### [Written task]
Print the listing below exactly.

### [Data]
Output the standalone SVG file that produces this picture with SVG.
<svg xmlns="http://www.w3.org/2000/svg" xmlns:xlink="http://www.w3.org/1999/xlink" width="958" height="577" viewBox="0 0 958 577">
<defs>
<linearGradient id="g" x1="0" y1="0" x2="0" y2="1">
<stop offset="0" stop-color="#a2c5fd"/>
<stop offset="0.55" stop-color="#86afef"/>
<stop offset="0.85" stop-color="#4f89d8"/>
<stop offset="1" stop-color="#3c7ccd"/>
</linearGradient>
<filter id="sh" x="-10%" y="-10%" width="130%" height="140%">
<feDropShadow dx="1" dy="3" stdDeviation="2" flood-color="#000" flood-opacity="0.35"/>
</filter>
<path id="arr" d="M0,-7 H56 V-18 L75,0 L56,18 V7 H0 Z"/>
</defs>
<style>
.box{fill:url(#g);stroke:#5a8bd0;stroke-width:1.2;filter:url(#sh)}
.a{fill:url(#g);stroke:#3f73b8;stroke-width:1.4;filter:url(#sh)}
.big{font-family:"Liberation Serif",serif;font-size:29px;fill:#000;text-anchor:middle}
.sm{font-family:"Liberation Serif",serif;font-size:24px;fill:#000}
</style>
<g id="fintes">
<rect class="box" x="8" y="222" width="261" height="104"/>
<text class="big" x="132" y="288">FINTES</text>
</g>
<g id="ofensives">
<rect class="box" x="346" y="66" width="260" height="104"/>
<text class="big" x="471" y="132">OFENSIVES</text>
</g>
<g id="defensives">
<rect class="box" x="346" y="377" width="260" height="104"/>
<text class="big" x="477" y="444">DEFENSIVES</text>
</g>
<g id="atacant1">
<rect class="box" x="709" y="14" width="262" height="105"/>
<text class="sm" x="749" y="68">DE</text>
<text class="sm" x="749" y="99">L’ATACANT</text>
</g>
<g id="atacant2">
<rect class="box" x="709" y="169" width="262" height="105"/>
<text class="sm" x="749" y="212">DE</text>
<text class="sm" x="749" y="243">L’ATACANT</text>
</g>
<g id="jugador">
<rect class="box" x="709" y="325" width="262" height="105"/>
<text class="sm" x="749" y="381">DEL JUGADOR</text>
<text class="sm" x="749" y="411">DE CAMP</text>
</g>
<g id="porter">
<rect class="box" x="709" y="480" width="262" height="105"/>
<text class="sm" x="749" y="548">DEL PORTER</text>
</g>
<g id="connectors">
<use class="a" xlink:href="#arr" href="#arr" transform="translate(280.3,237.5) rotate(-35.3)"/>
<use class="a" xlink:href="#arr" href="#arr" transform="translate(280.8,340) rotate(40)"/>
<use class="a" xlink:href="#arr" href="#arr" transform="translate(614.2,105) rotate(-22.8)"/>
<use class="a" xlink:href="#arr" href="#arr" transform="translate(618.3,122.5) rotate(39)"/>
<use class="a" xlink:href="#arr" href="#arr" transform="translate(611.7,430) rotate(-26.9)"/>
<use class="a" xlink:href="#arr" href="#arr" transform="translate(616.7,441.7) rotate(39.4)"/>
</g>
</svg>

### [Problem solution]
Output the standalone SVG file that produces this picture with SVG.
<svg xmlns="http://www.w3.org/2000/svg" xmlns:xlink="http://www.w3.org/1999/xlink" width="958" height="577" viewBox="0 0 958 577">
<defs>
<linearGradient id="g" x1="0" y1="0" x2="0" y2="1">
<stop offset="0" stop-color="#a2c5fd"/>
<stop offset="0.55" stop-color="#86afef"/>
<stop offset="0.85" stop-color="#4f89d8"/>
<stop offset="1" stop-color="#3c7ccd"/>
</linearGradient>
<filter id="sh" x="-10%" y="-10%" width="130%" height="140%">
<feDropShadow dx="1" dy="3" stdDeviation="2" flood-color="#000" flood-opacity="0.35"/>
</filter>
<path id="arr" d="M0,-7 H56 V-18 L75,0 L56,18 V7 H0 Z"/>
</defs>
<style>
.box{fill:url(#g);stroke:#5a8bd0;stroke-width:1.2;filter:url(#sh)}
.a{fill:url(#g);stroke:#3f73b8;stroke-width:1.4;filter:url(#sh)}
.big{font-family:"Liberation Serif",serif;font-size:29px;fill:#000;text-anchor:middle}
.sm{font-family:"Liberation Serif",serif;font-size:24px;fill:#000}
</style>
<g id="fintes">
<rect class="box" x="8" y="222" width="261" height="104"/>
<text class="big" x="132" y="288">FINTES</text>
</g>
<g id="ofensives">
<rect class="box" x="346" y="66" width="260" height="104"/>
<text class="big" x="471" y="132">OFENSIVES</text>
</g>
<g id="defensives">
<rect class="box" x="346" y="377" width="260" height="104"/>
<text class="big" x="477" y="444">DEFENSIVES</text>
</g>
<g id="atacant1">
<rect class="box" x="709" y="14" width="262" height="105"/>
<text class="sm" x="749" y="68">DE</text>
<text class="sm" x="749" y="99">L’ATACANT</text>
</g>
<g id="atacant2">
<rect class="box" x="709" y="169" width="262" height="105"/>
<text class="sm" x="749" y="212">DE</text>
<text class="sm" x="749" y="243">L’ATACANT</text>
</g>
<g id="jugador">
<rect class="box" x="709" y="325" width="262" height="105"/>
<text class="sm" x="749" y="381">DEL JUGADOR</text>
<text class="sm" x="749" y="411">DE CAMP</text>
</g>
<g id="porter">
<rect class="box" x="709" y="480" width="262" height="105"/>
<text class="sm" x="749" y="548">DEL PORTER</text>
</g>
<g id="connectors">
<use class="a" xlink:href="#arr" href="#arr" transform="translate(280.3,237.5) rotate(-35.3)"/>
<use class="a" xlink:href="#arr" href="#arr" transform="translate(280.8,340) rotate(40)"/>
<use class="a" xlink:href="#arr" href="#arr" transform="translate(614.2,105) rotate(-22.8)"/>
<use class="a" xlink:href="#arr" href="#arr" transform="translate(618.3,122.5) rotate(39)"/>
<use class="a" xlink:href="#arr" href="#arr" transform="translate(611.7,430) rotate(-26.9)"/>
<use class="a" xlink:href="#arr" href="#arr" transform="translate(616.7,441.7) rotate(39.4)"/>
</g>
</svg>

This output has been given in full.